Bueno, si Lorca no pinta nada en esta historia, ¿de qué habla La piedra oscura? Desde luego, no es una obra sobre la homofobia, como tenía que ser la obra original. Conejero despliega toda una batería de elementos dramáticos tales como el miedo a morir, la guerra, el futuro incierto, la voluntad de encontrarse a sí mismo, a saber quién es cada cual, la culpa, la redención, el amor, Federico García Lorca, pero no desarrolla ninguno de ellos. Es una ensalada de sensaciones que no acaban de arrancar o de llegar a puerto. Voy haciendo una lista de los temas que aparecen en el texto y ninguno de ellos parece ser el objeto principal. Sólo la labor de los intérpretes consigue dotar de vida a un texto demasiado leve.

Pero a pesar de todo, la obra es un éxito. Emociona. El público sale encantado. ¿Por qué? Por el subtexto. En teatro hay dos grandes tipos de subtextos: el que no está escrito pero existe, como en la magnífica obra Capvespre al jardí, del dramaturgo tarraconense Ramon Gomis, una obra con un diálogo aparentemente anodino donde el texto real está, precisamente, en aquello que no se dice, y en el otro extremo está el que le otorgamos con la dirección y la interpretación, es decir, añadiendo en una visión dramatúrgica el mensaje que queremos transmitir, como hizo Àlex Rigola con la adaptación que realizó en 2005 del Ricardo III de William Shakespeare en el que convirtió la corte inglesa en un pub mafioso de los años 70. En ese sentido, La piedra oscura juega con otro tipo de subtexto: la memoria colectiva. Los espectadores vivimos el texto porque muchos tenemos un familiar fusilado en una tapia o enterrado en una cuneta, todos hemos tenido a alguien encerrado en una prisión o una familia que pasó hambre en la posguerra, y todos conocemos, mejor o peor, a Lorca, por eso funciona el texto, porque los espectadores añadimos el componente emocional que el texto no aporta. Si este mismo texto se presentara en Estados Unidos, por ejemplo, no funcionaría. Allí no tienen los mismos referentes que nosotros, no tienen nuestra memoria colectiva ni conocen lo suficiente la figura de Lorca como para rellenar los enormes huecos que deja el texto.
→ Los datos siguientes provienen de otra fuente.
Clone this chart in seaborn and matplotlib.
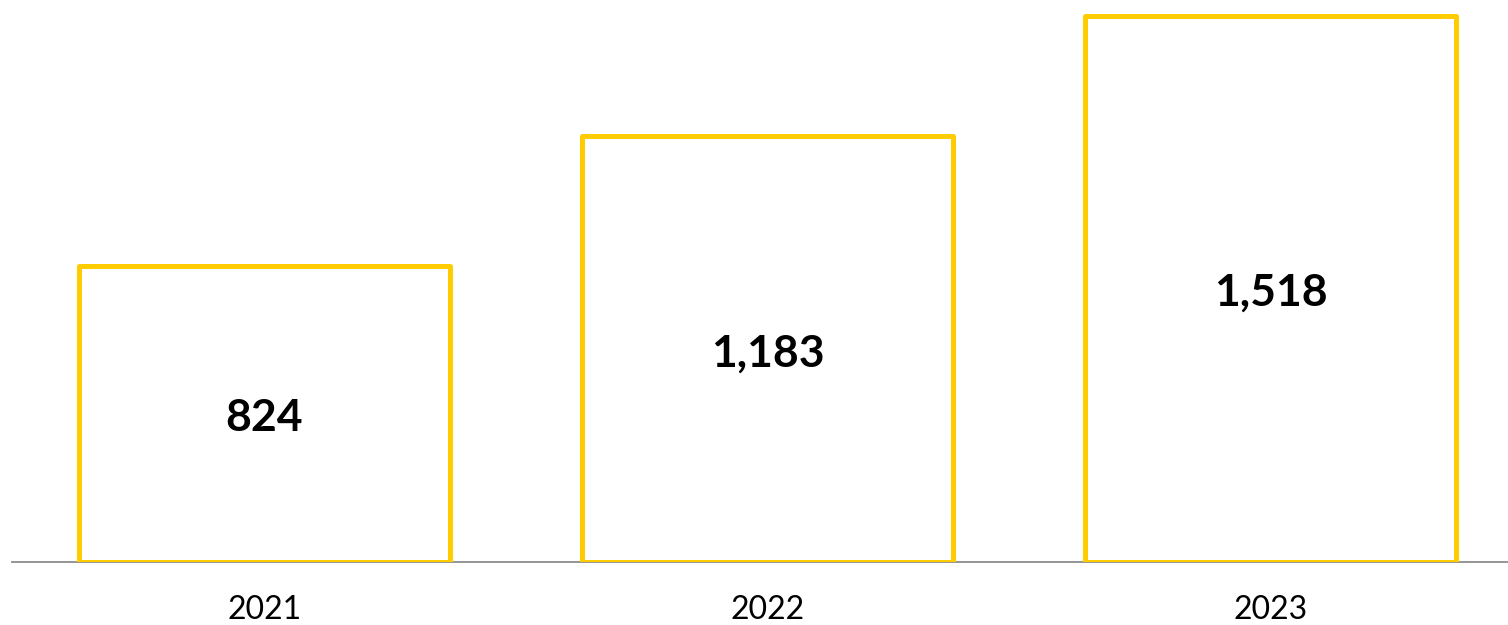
import matplotlib
matplotlib.use("Agg")
import matplotlib.pyplot as plt
import matplotlib.transforms as mtransforms
import seaborn as sns
import pandas as pd

years = ["2021", "2022", "2023"]
totals = [824, 1183, 1518]
value_labels = ["824", "1,183", "1,518"]

sns.set_theme(style="white")
plt.rcParams["font.family"] = ["Lato", "DejaVu Sans"]

df = pd.DataFrame({"year": years, "total": totals})

fig = plt.figure(figsize=(15.08, 6.25), dpi=100)
ax = fig.add_axes([12 / 1508, 63 / 625, 1 - 12 / 1508, 1 - 63 / 625])

sns.barplot(data=df, x="year", y="total", ax=ax, width=0.736,
            color="white", edgecolor="#FFCC00", linewidth=3.6,
            saturation=1, zorder=3)

for patch in ax.patches:
    patch.set_facecolor("white")
    patch.set_joinstyle("round")

# value labels sit at the middle of each bar, nudged slightly down
label_shift = mtransforms.offset_copy(ax.transData, fig=fig, x=0, y=-4, units="dots")
for patch, text in zip(ax.patches, value_labels):
    cx = patch.get_x() + patch.get_width() / 2
    cy = patch.get_height() / 2
    ax.text(cx, cy, text, ha="center", va="center", fontsize=32,
            fontweight="bold", color="black", zorder=4, transform=label_shift)

ax.set_xlim(-0.502, 2.472)
ax.set_ylim(0, 1562)
ax.set_xlabel("")
ax.set_ylabel("")
ax.set_yticks([])
for side in ["top", "left", "right"]:
    ax.spines[side].set_visible(False)
ax.spines["bottom"].set_color("#8c8c8c")
ax.spines["bottom"].set_linewidth(1.3)
ax.spines["bottom"].set_zorder(2)
ax.tick_params(axis="x", length=0, pad=24, labelsize=23, colors="black")

fig.savefig("out.png", dpi=100)
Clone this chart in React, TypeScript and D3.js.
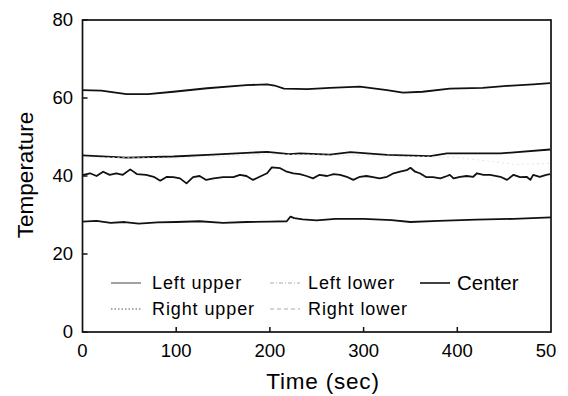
import React from "react";
import * as d3 from "d3";

// ---- data (time in sec, temperature) ----
const leftUpperT = [0, 20, 47, 70, 97, 133, 175, 197, 205, 215, 240, 264, 296, 325, 342, 363, 392, 427, 453, 481, 499];
const leftUpperV = [62.0, 61.9, 61.0, 61.0, 61.6, 62.5, 63.3, 63.5, 63.2, 62.4, 62.3, 62.6, 62.9, 62.0, 61.4, 61.6, 62.4, 62.6, 63.1, 63.5, 63.8];

const leftLowerT = [0, 47, 97, 139, 197, 221, 232, 264, 286, 325, 371, 389, 446, 499];
const leftLowerV = [45.3, 44.7, 45.0, 45.5, 46.2, 45.6, 45.8, 45.5, 46.1, 45.4, 45.1, 45.8, 45.8, 46.8];

const centerT = [0, 1, 8, 15, 22, 29, 36, 43, 51, 58, 68, 76, 83, 90, 97, 104, 111, 118, 125, 132, 140, 150, 161, 168, 175, 182, 189, 197, 202, 211, 218, 225, 232, 239, 246, 253, 261, 268, 275, 282, 289, 296, 303, 310, 317, 325, 332, 339, 346, 350, 355, 360, 367, 374, 382, 389, 392, 396, 403, 410, 417, 421, 428, 435, 446, 453, 460, 467, 474, 478, 481, 488, 495, 499];
const centerV = [40.3, 40.3, 40.7, 40.0, 41.1, 40.3, 40.7, 40.3, 41.7, 40.5, 40.3, 39.8, 38.8, 39.8, 39.7, 39.4, 38.1, 39.7, 40.0, 39.0, 39.4, 39.7, 39.7, 40.3, 40.0, 39.0, 39.8, 40.7, 42.2, 42.0, 41.1, 40.7, 40.5, 40.0, 39.4, 40.3, 40.0, 40.5, 40.3, 39.8, 39.0, 39.8, 40.0, 39.7, 39.4, 39.8, 40.7, 41.1, 41.5, 42.1, 41.1, 40.7, 39.7, 39.7, 39.4, 40.0, 40.3, 39.4, 39.8, 40.0, 39.8, 40.7, 40.3, 40.3, 39.8, 39.0, 40.3, 39.7, 39.8, 39.0, 40.3, 39.8, 40.3, 40.5];

const rightUpperT = [0, 15, 30, 45, 60, 80, 100, 125, 150, 175, 200, 218, 222, 226, 235, 250, 270, 300, 330, 350, 380, 420, 460, 500];
const rightUpperV = [28.3, 28.5, 28.0, 28.2, 27.8, 28.1, 28.2, 28.4, 28.0, 28.2, 28.3, 28.4, 29.6, 29.2, 28.9, 28.6, 29.0, 29.0, 28.7, 28.2, 28.5, 28.8, 29.0, 29.4];

const rightLowerT = [0, 100, 200, 300, 400, 460, 500];
const rightLowerV = [44.8, 44.6, 45.6, 45.2, 44.8, 43.0, 43.2];

const yTicks = [0, 20, 40, 60, 80];
const xTicks = [0, 100, 200, 300, 400, 500];
const xTickLabels = ["0", "100", "200", "300", "400", "50"];

const legendNames = ["Left upper", "Left lower", "Center", "Right upper", "Right lower"];

const W = 568, H = 396;
const x0 = 82.5, x1 = 551, yTop = 20, yBot = 332;

export default function App() {
  const x = d3.scaleLinear().domain([0, 500]).range([x0, x1]);
  const y = d3.scaleLinear().domain([0, 80]).range([yBot, yTop]);
  const mk = (ts: number[], vs: number[]) =>
    d3.line<number>().x((_, i) => x(ts[i])).y((v) => y(v)).curve(d3.curveLinear)(vs) || "";

  const font = "'Liberation Sans', Arial, sans-serif";
  const series = [
    { t: leftUpperT, v: leftUpperV, w: 1.8, c: "#111", dash: "" },
    { t: leftLowerT, v: leftLowerV, w: 1.8, c: "#111", dash: "" },
    { t: rightLowerT, v: rightLowerV, w: 0.8, c: "#ddd", dash: "2,3" },
    { t: centerT, v: centerV, w: 1.8, c: "#111", dash: "" },
    { t: rightUpperT, v: rightUpperV, w: 1.8, c: "#111", dash: "" },
  ];

  const legend = [
    { name: legendNames[0], lx: 111, ly: 283, dash: "", c: "#444", w: 1, fs: 18, ls: 0.9, tx: 152 },
    { name: legendNames[1], lx: 270, ly: 283, dash: "4,2,1,2", c: "#aaa", w: 1, fs: 18, ls: 0.9, tx: 308 },
    { name: legendNames[2], lx: 420, ly: 283, dash: "", c: "#111", w: 1.6, fs: 20.5, ls: 0, tx: 457 },
    { name: legendNames[3], lx: 111, ly: 309, dash: "1.5,2", c: "#555", w: 1, fs: 18, ls: 0.9, tx: 152 },
    { name: legendNames[4], lx: 270, ly: 309, dash: "4,3", c: "#aaa", w: 1, fs: 18, ls: 0.9, tx: 308 },
  ];

  return (
    <svg width={W} height={H} style={{ position: "absolute", left: 0, top: 0, background: "#fff" }} fontFamily={font}>
      <rect x={0} y={0} width={W} height={H} fill="#fff" />
      {/* data lines */}
      {series.map((s, i) => (
        <path key={i} d={mk(s.t, s.v)} fill="none" stroke={s.c} strokeWidth={s.w} strokeDasharray={s.dash} strokeLinejoin="round" />
      ))}
      {/* frame */}
      <rect x={x0} y={yTop} width={x1 - x0} height={yBot - yTop} fill="none" stroke="#111" strokeWidth={1.7} />
      {/* y ticks */}
      {yTicks.map((t) => (
        <g key={"y" + t}>
          <line x1={x0} x2={x0 + 5} y1={y(t)} y2={y(t)} stroke="#111" strokeWidth={1.5} />
          <text x={73} y={y(t)} dy="0.35em" textAnchor="end" fontSize={18.5} fill="#000">{t}</text>
        </g>
      ))}
      {/* x ticks */}
      {xTicks.map((t, i) => (
        <g key={"x" + t}>
          {i > 0 && i < xTicks.length - 1 && (
            <line x1={x(t)} x2={x(t)} y1={yBot} y2={yBot - 5} stroke="#111" strokeWidth={1.5} />
          )}
          <text x={i === xTicks.length - 1 ? x(t) - 5 : x(t)} y={357} textAnchor="middle" fontSize={18.5} fill="#000">{xTickLabels[i]}</text>
        </g>
      ))}
      {/* axis titles */}
      <text x={323} y={389} textAnchor="middle" fontSize={22.5} letterSpacing={0.8} fill="#000">Time (sec)</text>
      <text transform={`translate(33,175) rotate(-90)`} textAnchor="middle" fontSize={22.5} fill="#000">Temperature</text>
      {/* legend */}
      {legend.map((l) => (
        <g key={l.name}>
          <line x1={l.lx} x2={l.lx + 30} y1={l.ly} y2={l.ly} stroke={l.c} strokeWidth={l.w} strokeDasharray={l.dash} />
          <text x={l.tx} y={l.ly} dy="0.35em" fontSize={l.fs} letterSpacing={l.ls} fill="#000">{l.name}</text>
        </g>
      ))}
    </svg>
  );
}
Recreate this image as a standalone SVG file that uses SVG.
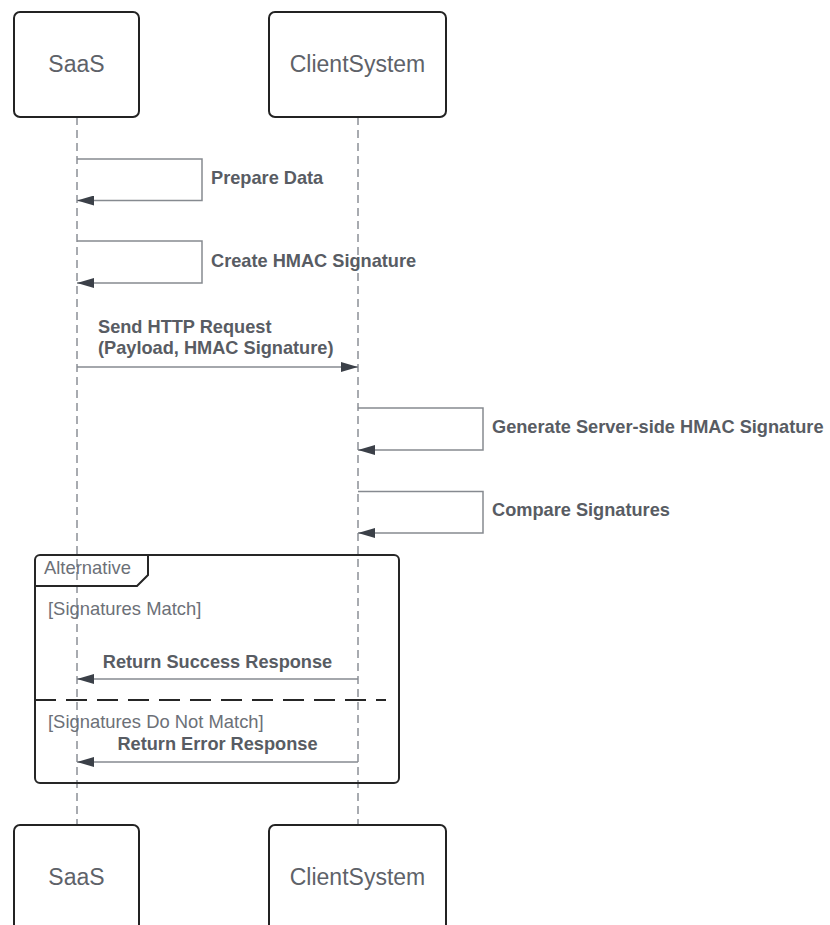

Al salir del teatro, empiezo a preguntar entre aquellas personas que conozco de mis entusiasmados compañeros y compañeras del público qué les ha parecido la obra. A todos parece encantarles. Cuando planteo algún pero, alguno tiende a cambiar su opinión: la ilusión creada empieza a ser puesta en duda. Tímidamente empiezan a confesar que se esperaban más y van aflorando las dudas. Sobre ellos pesaba demasiado la información recibida, el entusiasmo de la crítica, los premios… Otros, en cambio, siguen deslumbrados por lo que han visto. Cuando me preguntan a mí les contesto que me ha dejado indiferente. En su conjunto, el espectáculo no me ha emocionado, pero tampoco ha conseguido que me indigne. Me ha dejado frío. No he entrado en la historia, a pesar de su corta duración, llega un punto en el me importa un bledo lo que pueda pasar con los personajes y sé que no se conserva ninguna grabación con la voz de Federico ni el manuscrito de La piedra oscura, así que tampoco necesito buscar cómo acaba todo este asunto. Me sabe mal no poder sumarme al coro de entusiastas rendidos ante esta obra de Alberto Conejero, créanme que sería fácil escribir algo elogioso y salir del paso sin dar la nota, pero entonces no estaría cumpliendo el principal cometido de un comentarista o crítico de teatro, que no es otro que el de valorar lo que se ha visto y, si puede ser, justificarlo formando a quien lo lea dándole argumentos para que pueda desarrollar su propia valoración. Ya saben, esto no es más que mi opinión y tiene sólo el valor que ustedes quieran concederle.